** Do this **
Return the listing below verbatim. Pictures do not belong in the copy.

Recorded data:
# # # # #

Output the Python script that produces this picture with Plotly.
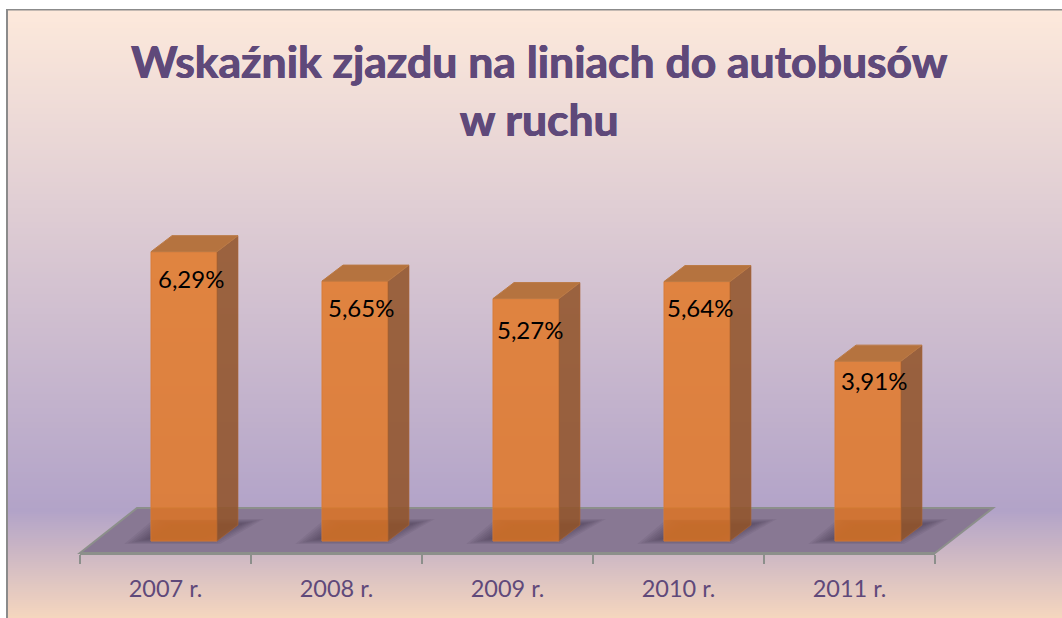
import plotly.graph_objects as go

years = ["2007 r.", "2008 r.", "2009 r.", "2010 r.", "2011 r."]
rates = [6.29, 5.65, 5.27, 5.64, 3.91]
labels = ["6,29%", "5,65%", "5,27%", "5,64%", "3,91%"]
title_text = "Wskaźnik zjazdu na liniach do autobusów<br>w ruchu"

W, H = 1062, 618
L, R, T, B = 80, 935, 150, 553
ZERO_PX = 541
PX_PER_UNIT = 46
CAT_PX = (R - L) / len(years)
BAR_OFFSET = -14.5 / CAT_PX
BAR_WIDTH = 66 / CAT_PX
DX = 21 / CAT_PX
DY = 16 / PX_PER_UNIT
LABEL_NUDGE_X = [25.5, 24.5, 22.5, 21, 24.5]
LABEL_NUDGE_Y = [-27, -26, -31, -26, -19]
TITLE_COLOR = "#5f497a"


def px(x):
    return (x - L) / (R - L)


def py(y):
    return (B - y) / (B - T)


def lerp(a, b, t):
    return tuple(round(a[i] + (b[i] - a[i]) * t) for i in range(3))


shapes = []
# page background gradient (each band overlaps the next to avoid seams)
top_c, mid_c, bot_c = (253, 233, 219), (178, 163, 200), (246, 215, 190)
MID_Y = 510
STEP = 2
for y in range(10, H, STEP):
    if y < MID_Y:
        c = lerp(top_c, mid_c, (y - 10) / (MID_Y - 10))
    else:
        c = lerp(mid_c, bot_c, (y - MID_Y) / (H - MID_Y))
    shapes.append(dict(type="rect", xref="paper", yref="paper", layer="below",
                       x0=px(8), x1=px(W), y0=py(H), y1=py(y),
                       fillcolor=f"rgb{c}", line_width=0))
for x0, y0, x1, y1 in [(6, 9, W, 10.5), (6, 9, 8, H)]:
    shapes.append(dict(type="rect", xref="paper", yref="paper", layer="below",
                       x0=px(x0), x1=px(x1), y0=py(y1), y1=py(y0),
                       fillcolor="#8b8b8b", line_width=0))


def paper_poly(points, **kw):
    d = "M" + " L".join(f"{px(a):.5f},{py(b):.5f}" for a, b in points) + " Z"
    return dict(type="path", xref="paper", yref="paper", layer="below", path=d, **kw)


# floor
shapes.append(paper_poly([(80, 553), (935, 553), (993, 508), (137, 508)],
                         fillcolor="#887893", line=dict(color="#8c8f8b", width=2)))
# soft shadows under each bar
for i in range(len(years)):
    left = L + CAT_PX * i + CAT_PX / 2 - 14.5
    for g in range(9):
        s = 3 - g * 2.2
        shapes.append(paper_poly(
            [(left - 22 - s * 1.6, 543 + s / 3), (left + 66 + s, 543 + s / 3),
             (left + 108 + s * 1.6, 520 - s / 3), (left + 6 - s, 520 - s / 3)],
            fillcolor="rgba(55,42,65,0.085)", line_width=0))

# 3D faces derived from the values
for i, v in enumerate(rates):
    x0 = i + BAR_OFFSET
    x1 = x0 + BAR_WIDTH
    side = f"M{x1},0 L{x1 + DX},{DY} L{x1 + DX},{v + DY} L{x1},{v} Z"
    top = f"M{x0},{v} L{x1},{v} L{x1 + DX},{v + DY} L{x0 + DX},{v + DY} Z"
    shapes.append(dict(type="path", xref="x", yref="y", layer="above", path=side,
                       fillcolor="rgba(146,84,42,0.88)", line=dict(color="rgba(170,100,55,0.6)", width=1)))
    shapes.append(dict(type="path", xref="x", yref="y", layer="above", path=top,
                       fillcolor="#b5733f", line=dict(color="#bb7a45", width=1)))
    # darker lower part of the front face, where the shadow shows through
    shapes.append(dict(type="rect", xref="x", yref="y", layer="above",
                       x0=x0, x1=x1, y0=0, y1=21 / PX_PER_UNIT,
                       fillcolor="rgba(120,55,0,0.13)", line_width=0))
    shapes.append(dict(type="rect", xref="x", yref="y", layer="above",
                       x0=x0, x1=x1, y0=21 / PX_PER_UNIT, y1=33 / PX_PER_UNIT,
                       fillcolor="rgba(120,55,0,0.06)", line_width=0))

fig = go.Figure(go.Bar(
    x=years, y=rates, width=BAR_WIDTH, offset=BAR_OFFSET,
    marker=dict(color="rgba(225,122,42,0.87)", line=dict(color="#d87c38", width=1)),
    hoverinfo="skip",
))

annotations = [
    dict(x=c, y=v, xref="x", yref="y", text=t, showarrow=False, xshift=nx, yshift=ny,
         font=dict(family="Lato, Carlito, sans-serif", size=24, color="black"))
    for c, v, t, nx, ny in zip(years, rates, labels, LABEL_NUDGE_X, LABEL_NUDGE_Y)
]
annotations.append(dict(
    xref="paper", yref="paper", x=px(539), y=py(89), text=title_text, showarrow=False,
    font=dict(family="Lato, Carlito, sans-serif", size=44.5, color=TITLE_COLOR, weight="bold",
              shadow=f"0.5px 0 0 {TITLE_COLOR}, -0.5px 0 0 {TITLE_COLOR}"),
    xanchor="center", yanchor="middle", align="center"))

fig.update_layout(
    width=W, height=H, autosize=False,
    margin=dict(l=L, r=W - R, t=T, b=H - B, pad=0),
    paper_bgcolor="white", plot_bgcolor="rgba(0,0,0,0)",
    showlegend=False, shapes=shapes, annotations=annotations,
    xaxis=dict(type="category", categoryorder="array", categoryarray=years,
               range=[-0.5, len(years) - 0.5], tickson="boundaries", ticks="outside",
               ticklen=9, tickwidth=2, tickcolor="#8c8f8b", showline=True,
               linecolor="#8c8f8b", linewidth=2, showgrid=False, zeroline=False,
               ticklabelstandoff=14,
               tickfont=dict(family="Lato, Carlito, sans-serif", size=23.5, color="#5f497a")),
    yaxis=dict(range=[(ZERO_PX - B) / PX_PER_UNIT, (ZERO_PX - T) / PX_PER_UNIT],
               visible=False, showgrid=False, zeroline=False),
)

fig.write_html("out.html", post_script="document.body.style.margin='0';",
               config={"displayModeBar": False})
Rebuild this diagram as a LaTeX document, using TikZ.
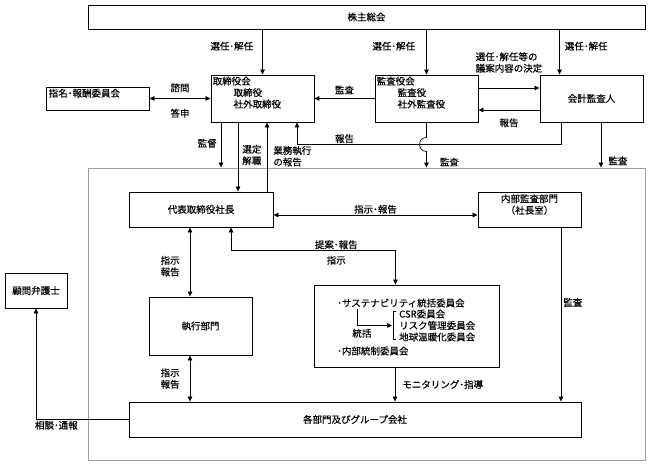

# # # # #

** Task result **
Output the Python script that produces this picture with Plotly.
import plotly.graph_objects as go

years = ["2007 r.", "2008 r.", "2009 r.", "2010 r.", "2011 r."]
rates = [6.29, 5.65, 5.27, 5.64, 3.91]
labels = ["6,29%", "5,65%", "5,27%", "5,64%", "3,91%"]
title_text = "Wskaźnik zjazdu na liniach do autobusów<br>w ruchu"

W, H = 1062, 618
L, R, T, B = 80, 935, 150, 553
ZERO_PX = 541
PX_PER_UNIT = 46
CAT_PX = (R - L) / len(years)
BAR_OFFSET = -14.5 / CAT_PX
BAR_WIDTH = 66 / CAT_PX
DX = 21 / CAT_PX
DY = 16 / PX_PER_UNIT
LABEL_NUDGE_X = [25.5, 24.5, 22.5, 21, 24.5]
LABEL_NUDGE_Y = [-27, -26, -31, -26, -19]
TITLE_COLOR = "#5f497a"


def px(x):
    return (x - L) / (R - L)


def py(y):
    return (B - y) / (B - T)


def lerp(a, b, t):
    return tuple(round(a[i] + (b[i] - a[i]) * t) for i in range(3))


shapes = []
# page background gradient (each band overlaps the next to avoid seams)
top_c, mid_c, bot_c = (253, 233, 219), (178, 163, 200), (246, 215, 190)
MID_Y = 510
STEP = 2
for y in range(10, H, STEP):
    if y < MID_Y:
        c = lerp(top_c, mid_c, (y - 10) / (MID_Y - 10))
    else:
        c = lerp(mid_c, bot_c, (y - MID_Y) / (H - MID_Y))
    shapes.append(dict(type="rect", xref="paper", yref="paper", layer="below",
                       x0=px(8), x1=px(W), y0=py(H), y1=py(y),
                       fillcolor=f"rgb{c}", line_width=0))
for x0, y0, x1, y1 in [(6, 9, W, 10.5), (6, 9, 8, H)]:
    shapes.append(dict(type="rect", xref="paper", yref="paper", layer="below",
                       x0=px(x0), x1=px(x1), y0=py(y1), y1=py(y0),
                       fillcolor="#8b8b8b", line_width=0))


def paper_poly(points, **kw):
    d = "M" + " L".join(f"{px(a):.5f},{py(b):.5f}" for a, b in points) + " Z"
    return dict(type="path", xref="paper", yref="paper", layer="below", path=d, **kw)


# floor
shapes.append(paper_poly([(80, 553), (935, 553), (993, 508), (137, 508)],
                         fillcolor="#887893", line=dict(color="#8c8f8b", width=2)))
# soft shadows under each bar
for i in range(len(years)):
    left = L + CAT_PX * i + CAT_PX / 2 - 14.5
    for g in range(9):
        s = 3 - g * 2.2
        shapes.append(paper_poly(
            [(left - 22 - s * 1.6, 543 + s / 3), (left + 66 + s, 543 + s / 3),
             (left + 108 + s * 1.6, 520 - s / 3), (left + 6 - s, 520 - s / 3)],
            fillcolor="rgba(55,42,65,0.085)", line_width=0))

# 3D faces derived from the values
for i, v in enumerate(rates):
    x0 = i + BAR_OFFSET
    x1 = x0 + BAR_WIDTH
    side = f"M{x1},0 L{x1 + DX},{DY} L{x1 + DX},{v + DY} L{x1},{v} Z"
    top = f"M{x0},{v} L{x1},{v} L{x1 + DX},{v + DY} L{x0 + DX},{v + DY} Z"
    shapes.append(dict(type="path", xref="x", yref="y", layer="above", path=side,
                       fillcolor="rgba(146,84,42,0.88)", line=dict(color="rgba(170,100,55,0.6)", width=1)))
    shapes.append(dict(type="path", xref="x", yref="y", layer="above", path=top,
                       fillcolor="#b5733f", line=dict(color="#bb7a45", width=1)))
    # darker lower part of the front face, where the shadow shows through
    shapes.append(dict(type="rect", xref="x", yref="y", layer="above",
                       x0=x0, x1=x1, y0=0, y1=21 / PX_PER_UNIT,
                       fillcolor="rgba(120,55,0,0.13)", line_width=0))
    shapes.append(dict(type="rect", xref="x", yref="y", layer="above",
                       x0=x0, x1=x1, y0=21 / PX_PER_UNIT, y1=33 / PX_PER_UNIT,
                       fillcolor="rgba(120,55,0,0.06)", line_width=0))

fig = go.Figure(go.Bar(
    x=years, y=rates, width=BAR_WIDTH, offset=BAR_OFFSET,
    marker=dict(color="rgba(225,122,42,0.87)", line=dict(color="#d87c38", width=1)),
    hoverinfo="skip",
))

annotations = [
    dict(x=c, y=v, xref="x", yref="y", text=t, showarrow=False, xshift=nx, yshift=ny,
         font=dict(family="Lato, Carlito, sans-serif", size=24, color="black"))
    for c, v, t, nx, ny in zip(years, rates, labels, LABEL_NUDGE_X, LABEL_NUDGE_Y)
]
annotations.append(dict(
    xref="paper", yref="paper", x=px(539), y=py(89), text=title_text, showarrow=False,
    font=dict(family="Lato, Carlito, sans-serif", size=44.5, color=TITLE_COLOR, weight="bold",
              shadow=f"0.5px 0 0 {TITLE_COLOR}, -0.5px 0 0 {TITLE_COLOR}"),
    xanchor="center", yanchor="middle", align="center"))

fig.update_layout(
    width=W, height=H, autosize=False,
    margin=dict(l=L, r=W - R, t=T, b=H - B, pad=0),
    paper_bgcolor="white", plot_bgcolor="rgba(0,0,0,0)",
    showlegend=False, shapes=shapes, annotations=annotations,
    xaxis=dict(type="category", categoryorder="array", categoryarray=years,
               range=[-0.5, len(years) - 0.5], tickson="boundaries", ticks="outside",
               ticklen=9, tickwidth=2, tickcolor="#8c8f8b", showline=True,
               linecolor="#8c8f8b", linewidth=2, showgrid=False, zeroline=False,
               ticklabelstandoff=14,
               tickfont=dict(family="Lato, Carlito, sans-serif", size=23.5, color="#5f497a")),
    yaxis=dict(range=[(ZERO_PX - B) / PX_PER_UNIT, (ZERO_PX - T) / PX_PER_UNIT],
               visible=False, showgrid=False, zeroline=False),
)

fig.write_html("out.html", post_script="document.body.style.margin='0';",
               config={"displayModeBar": False})
Rebuild this diagram as a LaTeX document, using TikZ.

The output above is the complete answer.